Dances with Wolves is an essential movie. It is. If you want to complain that Scorsese should have won, you need to have seen this too. That’s how it works. Otherwise you’re a hypocrite. Otherwise, it’s a great film, won Best Picture, and it’s a classic. It is an essential movie for film buffs.
The Godfather Part III is also an essential movie. Because you can’t just shit on it, sight unseen. Not to mention, it’s actually not bad. It’s a good movie! It’s just that it’s not the first two, and it’s almost impossible to expect it to be as good as the first two. If you accept it as being flawed, it’s actually really great.

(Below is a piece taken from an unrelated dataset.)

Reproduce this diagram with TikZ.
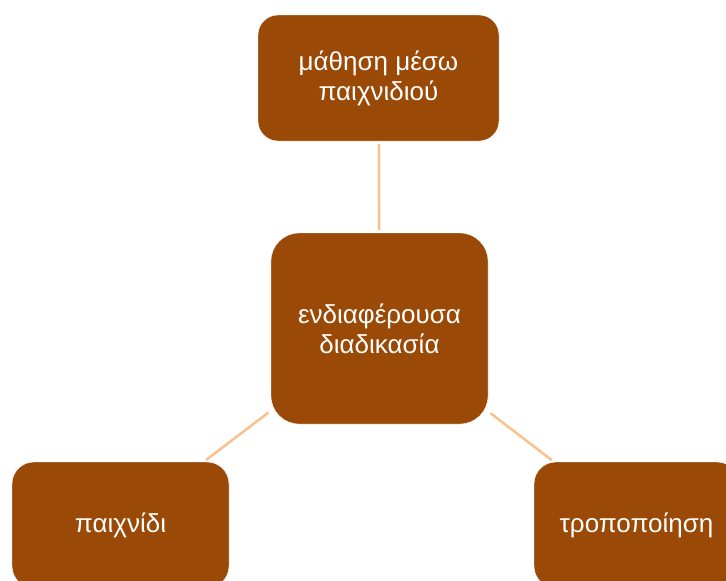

The Grifters is an awesome film. Not essential, but any self respecting film buff will want to see this movie, because it’s fucking terrific. A neo noir, with all the hallmarks of a classic noir. Just a great movie. I cannot recommend this highly enough.
Reversal of Fortune is a solid film. A trial film. And those are always interesting. You hear me say it every time, because it’s true. Plus it won Best Actor, and that’s something to take into account. It’s really engaging, and definitely a film worth seeing. Not essential, and you don’t have to rush into it, but it’s definitely worth a watch.
The Last Word: Come on, it’s Marty. It’s always Marty. But that does NOT mean that Costner is a bad choice. He’s just a bad choice against Scorsese. He’s perfectly worth an Oscar and even a vote. But it’s just that Scorsese is more worth a vote and has held up over time as a better choice. That’s all it is. Costner is a good winner based on the effort, and a bad winner in context. It’s not fair to shit on the effort. It’s just history that hasn’t looked kindly on this result. That’s all.